Sunday, September 23, 2007

Hidden Treasures Of The Sand

י"א בתשרי תשס"ח

I dreamt.

In my car, I fled being "caught" by the family of a woman I had been visiting.

She was learning from me and the family didn't like it, even though I wasn't teaching her intentionally. She had more or less tricked me, telling me she was sick. In my mind, I was visiting a sick woman who needed my help. I didn't particularly want to be there at her house. We weren't close friends. I was doing a mitzvah by helping her.

She was sick - that was the truth. But she didn't need my help - that was not the truth. She had family who could help her. More importantly, the family had not wanted me to help her - the woman knew this but I had not, until I needed to flee from them when they came to visit her while I was there. The woman hid me from them and sent them on an errand to give me a chance to escape. But, they knew I was there. Nevertheless, to save the woman (not me) from the embarrassment and shame she would be forced to endure by being caught with me there against the family's wishes, they went on the errand for her.

It was just before dawn in the morning.

While they wanted to protect the woman, they wanted me dead. On the way out to run the errand, a family member of the the woman tried to prevent my "safe" escape by knocking down the board on the enclosed porch where my keys always hung during visits. Somehow, knocking down the board would have caused my keys to be "lost" (had my keys been on that board). It was almost as if he thought I too would be "lost to oblivion" along with my keys through the act of not being able to find my keys - as if I would "follow" my keys into the abyss of absolutely nothing. Only this time, this one time, I had not put my keys on the usual board - I had hung them up on another board. So, I had access to the keys to my car in which to "safely" escape.

Yet, in addition to trying to "lose" my keys, the family member had also broke my brakes and acceleration pedal, so that when I backed my car out of the driveway, my car wouldn't stop when I put on the brakes to shift it's direction forward. Not only would my car not stop, but it sped up as well.

I sped dangerously in reverse toward a bridge over a river in the darkness. I was steering in reverse. As I turned my head to guide my car over the bridge, I saw that the bridge was out. Half the bridge was gone, ripped out, torn in half. I was going to plunge into dark oblivion after all!

Nevertheless, I didn't give up steering my car faithfully down the middle of the bridge, even seeing the dead end coming up fast. I would steer my car clear up to the end - no matter the result. I kept both hands on the wheel, steering it "safely" with focused singleminded intent to avoid a collision with the hard steel sides of the bridge.
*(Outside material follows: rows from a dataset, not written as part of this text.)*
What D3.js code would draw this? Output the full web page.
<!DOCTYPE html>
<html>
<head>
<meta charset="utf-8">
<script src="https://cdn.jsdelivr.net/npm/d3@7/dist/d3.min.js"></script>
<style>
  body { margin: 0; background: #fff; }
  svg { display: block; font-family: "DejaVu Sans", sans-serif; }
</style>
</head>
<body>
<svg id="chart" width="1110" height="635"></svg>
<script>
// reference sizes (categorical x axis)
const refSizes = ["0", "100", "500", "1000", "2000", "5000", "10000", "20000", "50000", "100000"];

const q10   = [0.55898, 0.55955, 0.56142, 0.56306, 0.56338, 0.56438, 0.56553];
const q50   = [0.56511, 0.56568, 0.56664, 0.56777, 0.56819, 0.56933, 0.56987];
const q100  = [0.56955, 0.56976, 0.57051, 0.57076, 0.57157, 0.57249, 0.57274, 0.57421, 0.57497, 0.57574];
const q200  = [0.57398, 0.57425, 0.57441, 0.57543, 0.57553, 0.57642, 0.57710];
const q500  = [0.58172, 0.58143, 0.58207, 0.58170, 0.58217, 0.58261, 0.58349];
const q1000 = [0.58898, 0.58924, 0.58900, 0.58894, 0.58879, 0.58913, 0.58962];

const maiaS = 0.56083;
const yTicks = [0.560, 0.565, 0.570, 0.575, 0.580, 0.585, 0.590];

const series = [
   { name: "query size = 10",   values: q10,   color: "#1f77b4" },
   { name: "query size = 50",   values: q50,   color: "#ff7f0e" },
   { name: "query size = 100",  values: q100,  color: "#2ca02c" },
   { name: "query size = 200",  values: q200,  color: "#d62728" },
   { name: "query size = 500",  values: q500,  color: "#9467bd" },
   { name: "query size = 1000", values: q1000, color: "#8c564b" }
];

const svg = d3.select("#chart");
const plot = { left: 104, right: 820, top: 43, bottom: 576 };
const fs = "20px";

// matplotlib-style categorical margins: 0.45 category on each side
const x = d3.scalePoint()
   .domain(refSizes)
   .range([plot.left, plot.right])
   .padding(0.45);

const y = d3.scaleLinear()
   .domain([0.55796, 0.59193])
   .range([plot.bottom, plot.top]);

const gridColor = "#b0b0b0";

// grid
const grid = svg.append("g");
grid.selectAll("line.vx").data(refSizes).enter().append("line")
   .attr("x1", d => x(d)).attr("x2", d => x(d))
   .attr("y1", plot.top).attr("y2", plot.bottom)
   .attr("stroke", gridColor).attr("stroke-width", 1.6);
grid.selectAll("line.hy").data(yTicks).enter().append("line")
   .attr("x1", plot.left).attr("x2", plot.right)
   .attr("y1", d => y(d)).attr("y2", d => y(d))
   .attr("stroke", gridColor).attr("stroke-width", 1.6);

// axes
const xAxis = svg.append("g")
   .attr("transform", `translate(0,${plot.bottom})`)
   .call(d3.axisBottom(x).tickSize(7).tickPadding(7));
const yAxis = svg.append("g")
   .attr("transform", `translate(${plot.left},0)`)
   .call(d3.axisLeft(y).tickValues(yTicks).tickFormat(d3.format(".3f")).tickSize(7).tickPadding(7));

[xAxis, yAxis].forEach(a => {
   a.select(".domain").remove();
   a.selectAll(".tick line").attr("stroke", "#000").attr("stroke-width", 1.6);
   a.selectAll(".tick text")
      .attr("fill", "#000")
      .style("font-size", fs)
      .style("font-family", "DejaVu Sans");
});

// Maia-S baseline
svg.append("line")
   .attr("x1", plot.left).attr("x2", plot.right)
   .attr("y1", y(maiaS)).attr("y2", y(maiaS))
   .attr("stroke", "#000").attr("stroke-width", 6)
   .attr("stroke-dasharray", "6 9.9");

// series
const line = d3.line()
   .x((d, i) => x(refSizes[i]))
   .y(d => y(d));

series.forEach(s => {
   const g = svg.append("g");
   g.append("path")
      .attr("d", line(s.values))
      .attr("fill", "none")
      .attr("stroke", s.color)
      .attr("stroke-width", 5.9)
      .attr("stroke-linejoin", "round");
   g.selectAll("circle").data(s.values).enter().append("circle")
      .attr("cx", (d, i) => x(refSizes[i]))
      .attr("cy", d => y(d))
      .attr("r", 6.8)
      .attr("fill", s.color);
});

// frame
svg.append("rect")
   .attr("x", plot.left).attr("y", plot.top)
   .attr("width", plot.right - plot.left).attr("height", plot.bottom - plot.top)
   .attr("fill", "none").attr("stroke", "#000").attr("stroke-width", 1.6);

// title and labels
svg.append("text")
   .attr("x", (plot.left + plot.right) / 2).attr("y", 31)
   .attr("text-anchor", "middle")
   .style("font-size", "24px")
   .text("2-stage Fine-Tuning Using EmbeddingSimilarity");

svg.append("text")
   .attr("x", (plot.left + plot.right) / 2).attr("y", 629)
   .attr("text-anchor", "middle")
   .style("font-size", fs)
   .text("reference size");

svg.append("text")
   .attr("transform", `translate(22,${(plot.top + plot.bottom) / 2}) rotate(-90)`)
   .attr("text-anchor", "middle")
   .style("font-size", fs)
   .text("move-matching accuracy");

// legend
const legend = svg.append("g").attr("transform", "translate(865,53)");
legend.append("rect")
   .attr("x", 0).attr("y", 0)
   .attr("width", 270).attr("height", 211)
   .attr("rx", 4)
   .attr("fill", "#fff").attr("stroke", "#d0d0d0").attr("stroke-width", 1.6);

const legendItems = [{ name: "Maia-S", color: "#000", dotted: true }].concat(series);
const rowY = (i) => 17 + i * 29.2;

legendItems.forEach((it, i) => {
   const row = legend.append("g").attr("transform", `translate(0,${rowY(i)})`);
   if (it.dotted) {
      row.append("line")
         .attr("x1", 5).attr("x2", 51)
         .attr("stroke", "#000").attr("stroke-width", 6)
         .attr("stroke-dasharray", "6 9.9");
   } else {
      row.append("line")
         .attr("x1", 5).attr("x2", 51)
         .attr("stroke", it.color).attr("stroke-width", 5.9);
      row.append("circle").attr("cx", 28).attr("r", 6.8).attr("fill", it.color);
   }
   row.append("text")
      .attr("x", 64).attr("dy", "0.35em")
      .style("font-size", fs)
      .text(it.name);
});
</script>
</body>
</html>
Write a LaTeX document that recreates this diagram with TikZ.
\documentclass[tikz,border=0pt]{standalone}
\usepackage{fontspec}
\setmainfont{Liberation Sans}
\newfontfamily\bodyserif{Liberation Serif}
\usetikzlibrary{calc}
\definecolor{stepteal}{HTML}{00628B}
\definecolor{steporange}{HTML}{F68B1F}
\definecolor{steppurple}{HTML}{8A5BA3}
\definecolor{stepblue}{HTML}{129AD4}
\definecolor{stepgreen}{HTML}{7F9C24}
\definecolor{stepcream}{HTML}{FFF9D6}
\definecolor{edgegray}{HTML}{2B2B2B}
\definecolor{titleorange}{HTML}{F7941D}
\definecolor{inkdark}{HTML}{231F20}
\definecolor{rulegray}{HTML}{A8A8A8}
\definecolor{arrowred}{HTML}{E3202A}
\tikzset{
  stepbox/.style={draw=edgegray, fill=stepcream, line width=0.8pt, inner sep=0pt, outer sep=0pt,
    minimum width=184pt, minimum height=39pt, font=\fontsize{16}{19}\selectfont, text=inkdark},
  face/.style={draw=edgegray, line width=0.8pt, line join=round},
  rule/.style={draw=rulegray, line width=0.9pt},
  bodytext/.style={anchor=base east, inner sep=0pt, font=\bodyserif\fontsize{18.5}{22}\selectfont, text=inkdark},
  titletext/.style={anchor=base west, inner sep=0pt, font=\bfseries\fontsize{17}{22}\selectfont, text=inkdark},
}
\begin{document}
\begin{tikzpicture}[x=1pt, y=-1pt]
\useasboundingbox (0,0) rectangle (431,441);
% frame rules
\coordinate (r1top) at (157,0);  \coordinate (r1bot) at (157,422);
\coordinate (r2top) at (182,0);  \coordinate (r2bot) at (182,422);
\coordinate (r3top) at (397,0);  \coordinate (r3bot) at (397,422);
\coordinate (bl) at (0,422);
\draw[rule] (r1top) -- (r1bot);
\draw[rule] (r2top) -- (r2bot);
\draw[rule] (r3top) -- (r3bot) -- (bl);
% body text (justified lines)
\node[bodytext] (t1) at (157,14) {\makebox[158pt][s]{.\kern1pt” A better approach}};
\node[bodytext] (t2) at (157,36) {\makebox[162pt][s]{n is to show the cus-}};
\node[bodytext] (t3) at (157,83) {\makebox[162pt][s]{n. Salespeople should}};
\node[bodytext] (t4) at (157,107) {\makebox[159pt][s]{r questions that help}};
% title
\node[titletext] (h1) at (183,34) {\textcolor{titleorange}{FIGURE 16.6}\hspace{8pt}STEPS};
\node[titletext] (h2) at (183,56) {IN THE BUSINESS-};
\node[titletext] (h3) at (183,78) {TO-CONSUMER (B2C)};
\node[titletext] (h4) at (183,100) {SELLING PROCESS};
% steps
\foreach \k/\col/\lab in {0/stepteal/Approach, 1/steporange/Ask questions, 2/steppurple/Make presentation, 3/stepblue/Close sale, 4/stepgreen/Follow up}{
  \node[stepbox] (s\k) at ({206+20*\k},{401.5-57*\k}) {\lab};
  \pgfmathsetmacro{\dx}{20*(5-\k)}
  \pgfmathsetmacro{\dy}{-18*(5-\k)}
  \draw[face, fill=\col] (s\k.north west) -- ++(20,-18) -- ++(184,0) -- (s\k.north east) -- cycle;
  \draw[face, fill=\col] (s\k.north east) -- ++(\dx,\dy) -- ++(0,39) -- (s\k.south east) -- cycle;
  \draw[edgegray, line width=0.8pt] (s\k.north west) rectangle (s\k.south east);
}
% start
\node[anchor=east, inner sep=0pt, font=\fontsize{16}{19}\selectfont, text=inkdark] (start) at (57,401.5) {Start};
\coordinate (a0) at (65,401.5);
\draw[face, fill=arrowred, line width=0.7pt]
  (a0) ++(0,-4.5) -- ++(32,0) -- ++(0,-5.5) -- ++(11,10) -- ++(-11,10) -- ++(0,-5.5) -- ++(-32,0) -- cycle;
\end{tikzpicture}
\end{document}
I prepared myself mentally for the plunge into dark oblivion. It never came.

As I arrived at the edge, where the second half of the bridge had been ripped off, a bar of sand (חול) materialized. My car came to a steady gentle halt upon firm land. There were workmen there on the sand which now formed the opposite landbank. They were surprised to see me, yet they were not surprised at all. They said "no one else has ever survived this before." No one else had ever "arrived" upon the sand before - all before had crashed into the sides of the bridge or plunged with uncontrolled terror over the ripped off edge of the bridge into dark oblivion. Except me. I had arrived.

I woke up.

And of Zebulun he said: Rejoice, Zebulun, in thy going out, and, Issachar, in thy tents. They shall call peoples unto the mountain; there shall they offer sacrifices of righteousness; for they shall suck the abundance of the seas, and the hidden treasures of the sand.

Devarim 33:18-19

As I wrote in Two Goats, Nogeáh V'eino Nogeáh:

(My story) has newly begun. Walking On Fire is a living witness to that which began over a decade ago, and to the brilliantly transformative power singularly tied to the higher service (mesirut nefesh) of the goat for Azazel - אתהפכא חשוכא לנהורא

The "sand" confirms it. The Hebrew word sand חול is from the shoresh חול meaning "starting", "beginning", "entering" and "prospering".